The Law Commission (England and Wales) is asking for comments on its consultation document on rights to light (negative easements which restrict building in such a way as to block light to a property which enjoys such a right).
http://lawcommission.justice.gov.uk/areas/rights-to-light.htm

The suggested move is towards restriction of such rights – should the proposals be accepted, it will be harder to acquire such rights, and easier to have them declared invalid. Clearly, this is something which property developers would like, and which those wishing to resist development may regard with some wariness. No doubt property law blogs will have much to say about this debate. The Bracton’s Sister angle on things is, of course, less focused on current law, and more interested in other sorts of observation. There are a few things which it seemed worth mentioning …

1. One of the bodies consulted already is the ‘Association of Light Practitioners’ – this, presumably, is a group not open to those of a stouter persuasion.

2. The consultation document continues the strange tendency of lawyers to personalise real property, or make it out to be something other than inert and/or metaphysical  – we are told that the document will look at ‘the life-cycle’ of the right. As with the idea of ‘making land work’ this is of a piece with the artificiality and personalisation of concepts such as ‘accommodating the dominant tenement’, ‘touching and concerning’ etc. I have always found this rather silly.

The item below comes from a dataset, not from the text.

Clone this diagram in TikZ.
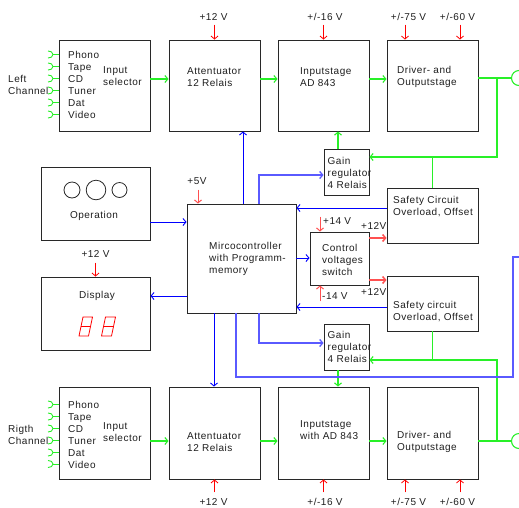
\documentclass[tikz,border=0pt]{standalone}
\usepackage{fontspec}
\usetikzlibrary{arrows.meta,calc}
\newfontfamily\labf{Liberation Sans}[LetterSpace=5]
\definecolor{gc}{RGB}{40,240,40}
\definecolor{bc}{RGB}{0,0,255}
\definecolor{blc}{RGB}{90,90,255}
\definecolor{rc}{RGB}{255,0,0}
\definecolor{rlc}{RGB}{255,80,80}
\definecolor{boxc}{RGB}{40,40,40}
\definecolor{txtc}{RGB}{30,30,30}
\tikzset{
  bx/.style={draw=boxc, line width=0.9pt, inner sep=0pt},
  t/.style={font=\labf\fontsize{10}{12}\selectfont, inner sep=0pt, align=left, anchor=west, text=txtc},
  tc/.style={t, anchor=center, align=center},
  tip/.style={-{Straight Barb[length=3pt,width=7pt]}},
  gline/.style={draw=gc, line width=1.1pt},
  garr/.style={gline, tip},
  barr/.style={draw=bc, line width=0.9pt, tip},
  bline/.style={draw=blc, line width=1.3pt},
  barrL/.style={bline, tip},
  rarr/.style={draw=rc, line width=0.8pt, tip},
  rarrL/.style={draw=rlc, line width=1pt, tip},
  rarrT/.style={draw=rlc, line width=1.5pt, tip},
  seg/.style={draw=rc, line width=0.8pt},
}
\begin{document}
\begin{tikzpicture}[x=1pt,y=-1pt]
\useasboundingbox (0,0) rectangle (519,507);
% ---- boxes ----
\node[bx, minimum width=91pt, minimum height=91pt] (selL) at (104.5,85.5) {};
\node[bx, minimum width=91pt, minimum height=91pt] (attL) at (214.5,85.5) {};
\node[bx, minimum width=91pt, minimum height=91pt] (inL) at (323.5,85.5) {};
\node[bx, minimum width=91pt, minimum height=91pt] (drvL) at (432.5,85.5) {};
\node[bx, minimum width=45pt, minimum height=46pt] (gainL) at (346.5,172) {};
\node[bx, minimum width=91pt, minimum height=55pt] (safeL) at (432.5,215.5) {};
\node[bx, minimum width=59pt, minimum height=53pt] (ctrl) at (339.5,258.5) {};
\node[bx, minimum width=109pt, minimum height=109pt] (mc) at (241.5,258.5) {};
\node[bx, minimum width=109pt, minimum height=73pt] (op) at (95.5,203.5) {};
\node[bx, minimum width=109pt, minimum height=73pt] (disp) at (95.5,313.5) {};
\node[bx, minimum width=91pt, minimum height=55pt] (safeR) at (432.5,303.5) {};
\node[bx, minimum width=45pt, minimum height=46pt] (gainR) at (346.5,347) {};
\node[bx, minimum width=91pt, minimum height=92pt] (selR) at (104.5,433) {};
\node[bx, minimum width=91pt, minimum height=92pt] (attR) at (214.5,433) {};
\node[bx, minimum width=91pt, minimum height=92pt] (inR) at (323.5,433) {};
\node[bx, minimum width=91pt, minimum height=92pt] (drvR) at (432.5,433) {};
% ---- texts ----
\node[t] (tInL) at (68,84.5) {Phono\\Tape\\CD\\Tuner\\Dat\\Video};
\node[t] (tSelL) at (103,76) {Input\\selector};
\node[t] (tChL) at (8,85) {Left\\Channel};
\node[t] (tAttL) at (187,77) {Attentuator\\12 Relais};
\node[t] (tInpL) at (300,77) {Inputstage\\AD 843};
\node[t] (tDrvL) at (397,77) {Driver- and\\Outputstage};
\node[t] (tGainL) at (327.5,173) {Gain\\regulator\\4 Relais};
\node[t] (tSafeL) at (393,206.5) {Safety Circuit\\Overload, Offset};
\node[t] (tCtrl) at (322,259.5) {Control\\voltages\\switch};
\node[t] (tMc) at (209,259) {Mircocontroller\\with Programm-\\memory};
\node[tc] (tOp) at (94,216) {Operation};
\node[tc] (tDisp) at (97,296) {Display};
\node[t] (tSafeR) at (393,312) {Safety circuit\\Overload, Offset};
\node[t] (tGainR) at (327.5,347) {Gain\\regulator\\4 Relais};
\node[t] (tInR) at (68,434.5) {Phono\\Tape\\CD\\Tuner\\Dat\\Video};
\node[t] (tSelR) at (103,432) {Input\\selector};
\node[t] (tChR) at (8,435) {Rigth\\Channel};
\node[t] (tAttR) at (187,442) {Attentuator\\12 Relais};
\node[t] (tInpR) at (300,430) {Inputstage\\with AD 843};
\node[t] (tDrvR) at (397,442) {Driver- and\\Outputstage};
% voltage labels
\node[tc] (v1) at (213.5,17) {+12 V};
\node[tc] (v2) at (325,17) {+/-16 V};
\node[tc] (v3) at (408.5,17) {+/-75 V};
\node[tc] (v4) at (457.5,17) {+/-60 V};
\node[tc] (v5) at (213.5,502) {+12 V};
\node[tc] (v6) at (325,502) {+/-16 V};
\node[tc] (v7) at (408.5,502) {+/-75 V};
\node[tc] (v8) at (457.5,502) {+/-60 V};
\node[tc] (v9) at (197,181) {+5V};
\node[tc] (v10) at (95.5,254) {+12 V};
\node[t] (v11) at (323,221) {+14 V};
\node[t] (v12) at (322,296) {-14 V};
\node[t] (v13) at (361,226) {+12V};
\node[t] (v14) at (361,292) {+12V};
% ---- operation knobs ----
\draw[boxc, line width=0.8pt] (72,190) circle[radius=8];
\draw[boxc, line width=0.8pt] (96,190) circle[radius=9.8];
\draw[boxc, line width=0.8pt] (119.5,190) circle[radius=7.5];
% ---- seven segment digits ----
\draw[seg] (83,317) -- (92.5,317) -- (88.5,336) -- (79,336) -- cycle (81,326.5) -- (90.5,326.5);
\draw[seg] (105.5,317) -- (115.5,317) -- (111.5,336) -- (101.5,336) -- cycle (103.5,326.5) -- (113.5,326.5);
% ---- input jacks ----
\foreach \yy in {54.5,66.5,78.5,90.5,102.5,114.5,404.5,416.5,428.5,440.5,452.5,464}{
  \coordinate (jk) at (53,\yy);
  \draw[gline, line width=0.9pt] ($(jk)+(-5,-3.5)$) to[out=0,in=90] (jk) to[out=-90,in=0] ($(jk)+(-5,3.5)$);
  \draw[gline, line width=0.9pt] (jk) -- (selL.west |- jk);
}
% ---- green signal path top ----
\coordinate (yT) at (0,79);
\draw[garr] (selL.east |- yT) -- (attL.west |- yT);
\draw[garr] (attL.east |- yT) -- (inL.west |- yT);
\draw[garr] (inL.east |- yT) -- (drvL.west |- yT);
\coordinate (outL) at (519,78);
\coordinate (jL) at (497,78);
\coordinate (yG) at (0,157);
\coordinate (gx) at (338,0);
\draw[gline] (drvL.east |- outL) -- ($(outL)+(-7.5,0)$);
\draw[gline] (outL) circle[radius=7.5];
\draw[garr] (jL) |- (gainL.east |- yG);
\draw[gline] (safeL.north) -- (safeL.north |- yG);
\draw[garr] (gainL.north -| gx) -- (inL.south -| gx);
% ---- green signal path bottom ----
\coordinate (yB) at (0,441);
\draw[garr] (selR.east |- yB) -- (attR.west |- yB);
\draw[garr] (attR.east |- yB) -- (inR.west |- yB);
\draw[garr] (inR.east |- yB) -- (drvR.west |- yB);
\coordinate (outR) at (519,441);
\coordinate (jR) at (497,441);
\coordinate (yH) at (0,360);
\draw[gline] (drvR.east |- outR) -- ($(outR)+(-7.5,0)$);
\draw[gline] (outR) circle[radius=7.5];
\draw[gline] (jR) |- (safeR.south |- yH);
\draw[garr] (safeR.south) |- (gainR.east |- yH);
\draw[garr] (gainR.south -| gx) -- (inR.north -| gx);
% ---- blue control lines ----
\coordinate (b1) at (243,0);
\draw[barr] (mc.north -| b1) -- (attL.south -| b1);
\coordinate (b2) at (259,175);
\draw[barrL] (mc.north -| b2) |- (gainL.west |- b2);
\coordinate (b3) at (0,208);
\draw[barr] (safeL.west |- b3) -- (mc.east |- b3);
\coordinate (b4) at (0,258);
\draw[barr] (mc.east |- b4) -- (ctrl.west |- b4);
\coordinate (b5) at (0,307);
\draw[barr] (safeR.west |- b5) -- (mc.east |- b5);
\coordinate (b6) at (259,343);
\draw[barrL] (mc.south -| b6) |- (gainR.west |- b6);
\coordinate (b7) at (214,0);
\draw[barr] (mc.south -| b7) -- (attR.north -| b7);
\coordinate (b8) at (236,377);
\coordinate (b8e) at (513,257);
\draw[bline] (mc.south -| b8) -- (b8) -| (b8e) -- ++(8,0);
\coordinate (b9) at (0,222);
\draw[barr] (op.east |- b9) -- (mc.west |- b9);
\coordinate (b10) at (0,296);
\draw[barr] (mc.west |- b10) -- (disp.east |- b10);
% ---- red supply arrows ----
\draw[rarr] (attL.north) +(0,-15) -- (attL.north);
\draw[rarr] (inL.north) +(0,-15) -- (inL.north);
\draw[rarr] ($(drvL.north)+(-27.5,-15)$) -- ($(drvL.north)+(-27.5,0)$);
\draw[rarr] ($(drvL.north)+(27.5,-15)$) -- ($(drvL.north)+(27.5,0)$);
\draw[rarr] (attR.south) +(0,13) -- (attR.south);
\draw[rarr] (inR.south) +(0,13) -- (inR.south);
\draw[rarr] ($(drvR.south)+(-27.5,13)$) -- ($(drvR.south)+(-27.5,0)$);
\draw[rarr] ($(drvR.south)+(27.5,13)$) -- ($(drvR.south)+(27.5,0)$);
\draw[rarr] (disp.north) +(0,-14) -- (disp.north);
\draw[rarrL] ($(mc.north)+(-43.5,-14)$) -- ($(mc.north)+(-43.5,0)$);
\draw[rarrL] ($(ctrl.north)+(-19.5,-15)$) -- ($(ctrl.north)+(-19.5,0)$);
\draw[rarrL] ($(ctrl.south)+(-19.5,16)$) -- ($(ctrl.south)+(-19.5,0)$);
\coordinate (r1) at (0,238);
\coordinate (r2) at (0,280);
\draw[rarrT] (ctrl.east |- r1) -- (safeL.west |- r1);
\draw[rarrT] (ctrl.east |- r2) -- (safeR.west |- r2);
\end{tikzpicture}
\end{document}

3. The document does not go into history – but it is interesting to note that rights to light can be traced back into the earliest common law reports. The issue might be cutting off light to crops rather than to a house (see Seipp 1306.157), but the matter came up more commonly in a more built-up context (see, e.g., Seipp 1326.051 and 1333.150 concerning a house being built very close to another, and, amongst other things, reducing its light). Such cases were dealt with, in the early modern period, by actions on the case for nuisance (see, e.g. Baten’s Case 9 Co. Rep. 57b). In these cases, the right to light was not able to be used to block all building – a substantial interference was required before a court would act (see Baten). There remained tensions between setting the rules so as to please those wishing to build, and setting them in favour of those wishing to prevent interference with their own existing property, and the cases in the eighteenth and nineteenth centuries are not entirely consistent on the level of interference which would be actionable. Judges seemed torn between conflicting social, political and economic goals – this was, and remains, a clash between conservative landed interests and more ‘thrusting’ developers.